PAST pupil and free marketeer Christopher Snowdon sparked some stimulating debate amongst RGS’s history, economics and politics students.
Encouraging them to think the unthinkable, author and journalist Mr Snowdon put forward a range of radical proposals, including the privatisation of our National Health Service and education system.
Cincinnati Society members, made up of RGS’s senior history, politics and economics students, rose to the challenge, demonstrating their breadth of knowledge and powers of persuasion as they engaged in what turned out to be a lively debate.
Mr Snowdon, head of lifestyle economics at the Institute of Economic Affairs, told how the independent think tank had been set up in 1955 to promote free market ideas after the first and second world wars encouraged ‘an expansion of state restrictions on liberties’.
The IEA funds research and discussion papers aimed at encouraging more private enterprise with less interference from the state, he said.
Appearing regularly on programmes like Newsnight and on Radio 4 and writing for the Spectator, the Telegraph and Spiked, he is a vocal opponent of government intervention in matters such as alcohol and obesity.
Mr Snowdon, who left RGS in 1994 to study history at Lancaster University and has written a number of books, including Selfishness, Greed and Capitalism, argued for the privatisation of the NHS.
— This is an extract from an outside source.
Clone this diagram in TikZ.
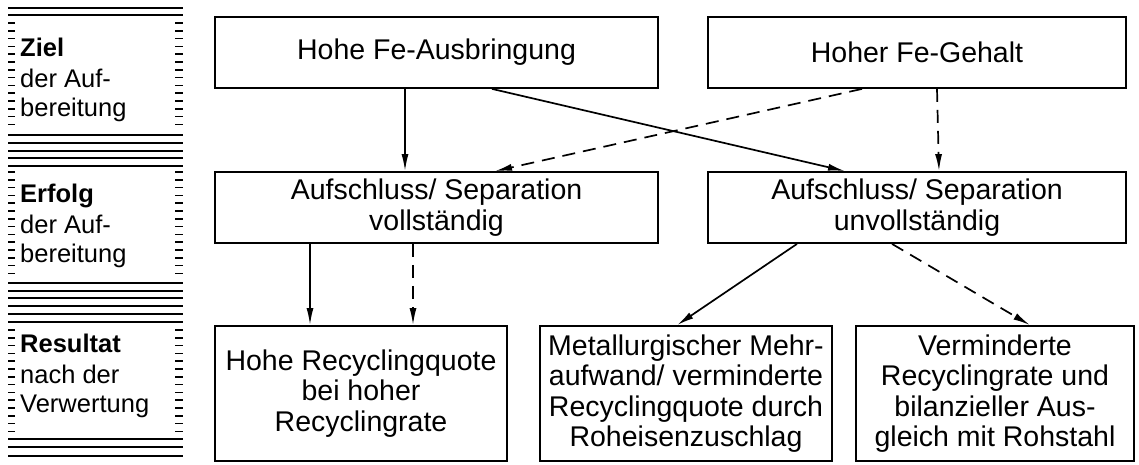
\documentclass[tikz,border=0pt]{standalone}
\usepackage{fontspec}
\setmainfont{Liberation Sans}
\usetikzlibrary{arrows.meta}

\begin{document}
\begin{tikzpicture}[x=1pt,y=-1pt,>={Latex[length=17pt,width=7pt]},
  box/.style={draw,line width=1.8pt,align=center,inner sep=0pt,font=\fontsize{28.5}{30.5}\selectfont},
  arr/.style={->,line width=1.7pt},
  darr/.style={arr,dash pattern=on 13pt off 8pt},
  stripe/.style={line width=1.6pt},
  side/.style={align=left,anchor=west,inner sep=0pt,font=\fontsize{25.5}{29}\selectfont}]
\useasboundingbox (0,0) rectangle (1139,464);
% left column: striped frame
\foreach \y in {8,15,135,143,151,158,166,283,291,298,306,314,322,439,447,456}
  \draw[stripe] (8,\y) -- (183,\y);
\foreach \top in {23,172,330}{
  \foreach \k in {0,...,13}{
    \draw[stripe] (8,{\top+\k*7.8}) -- (15,{\top+\k*7.8});
    \draw[stripe] (175,{\top+\k*7.8}) -- (183,{\top+\k*7.8});}}
\node[side] (ziel) at (20,80) {\textbf{Ziel}\\[2pt]der Auf-\\bereitung};
\node[side] (erfolg) at (20,226) {\textbf{Erfolg}\\[2pt]der Auf-\\bereitung};
\node[side] (result) at (20,376) {\textbf{Resultat}\\[2pt]nach der\\Verwertung};
% boxes
\node[box,minimum width=443pt,minimum height=71pt] (ausbr) at (436.5,52.5) {Hohe Fe-Ausbringung};
\node[box,minimum width=418pt,minimum height=71pt] (gehalt) at (917,52.5) {Hoher Fe-Gehalt};
\node[box,minimum width=443pt,minimum height=71pt] (vollst) at (436.5,207.5) {Aufschluss/ Separation\\vollständig};
\node[box,minimum width=418pt,minimum height=71pt] (unvoll) at (917,207.5) {Aufschluss/ Separation\\unvollständig};
\node[box,minimum width=292pt,minimum height=135pt] (quote) at (361,393.5) {Hohe Recyclingquote\\bei hoher\\Recyclingrate};
\node[box,minimum width=292pt,minimum height=135pt] (mehr) at (686,393.5) {Metallurgischer Mehr-\\aufwand/ verminderte\\Recyclingquote durch\\Roheisenzuschlag};
\node[box,minimum width=278pt,minimum height=135pt] (rate) at (995,393.5) {Verminderte\\Recyclingrate und\\bilanzieller Aus-\\gleich mit Rohstahl};
% arrows
\draw[arr] ([xshift=-31.5pt]ausbr.south) -- ([xshift=-31.5pt]vollst.north);
\draw[arr] ([xshift=55.5pt]ausbr.south) -- ([xshift=-72pt]unvoll.north);
\draw[darr] ([xshift=-55pt]gehalt.south) -- ([xshift=58.5pt]vollst.north);
\draw[darr] ([xshift=20pt]gehalt.south) -- ([xshift=22pt]unvoll.north);
\draw[arr] ([xshift=-126.5pt]vollst.south) -- ([xshift=-51pt]quote.north);
\draw[darr] ([xshift=-23.5pt]vollst.south) -- ([xshift=52pt]quote.north);
\draw[arr] ([xshift=-120pt]unvoll.south) -- ([xshift=-9pt]mehr.north);
\draw[darr] ([xshift=-25pt]unvoll.south) -- ([xshift=35pt]rate.north);
\end{tikzpicture}
\end{document}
“We should create a system like the rest of the developed world, bar America, which is not a good example. I’m talking about what we have in France, Sweden, Switzerland, Spain and Holland.”
He argued Britain should spend less on healthcare while getting better outcomes: “We have a lack of choice. It’s not a case of getting rid of universal healthcare. We could introduce a voucher or an insurance system, where people could choose who and where they would go to for operations.
“The government would step in for those who can’t afford it, so that it remains free at the point of need.”
Mr Snowdon, who appeared via Zoom from London, argued that our education system could be run along similar lines: “This is what happens in Sweden, where people get vouchers and become a customer and decide where they want to send their child.
“We have a lottery system. The issue is about choice,” he said
He added: “We have really profound problems with the economy coming up. We need to reform public services to get more bang for our buck, increase efficiency and a desire to please the customer.”
Students argued that the efficiency of healthcare and education systems in countries with different demographics couldn’t be compared and pointed out that the cigarette industry was an example of free market failure, requiring government intervention through taxes.
They also questioned the contribution of the free market in the light of climate change and
raised the role of deregulation in the lead up to the 2008 financial crisis and the lack of affordable housing requiring government investment.
Sixth former Bertie Wood, who aims to work in commercial law, said: “Our economics syllabus is taught from a neutral perspective, but I found it interesting to apply the economics to the politics.
“It was also fantastic revision to be able to think back to what we have learned over the years and use it to form a conflicting argument. Also, the regulations and deregulations Mr Snowdon discussed may one day affect my work in commercial law.
“He made some bold statements. However, when he explained them, they weren’t as radical as they first seemed. I think we gave him a good grilling but over a Zoom call, it was difficult to have a thorough debate.
“I’m very glad I went, and it was a great experience not just for my studies but also for life as I will soon be able to actively engage in politics when I’m 18.”
Henry Bushell added: "It was an engaging and interesting presentation, in particular for those of us who study economics, offering a view of the political economy which isn't necessarily always offered by the textbooks. Mr Snowdon offered great insight when answering questions which challenged his viewpoint."
The talk also gave students an insight into the history of the Institute of Economic Affairs and how it has affected economic discourse and encouraged more economic think tanks over the years, he said.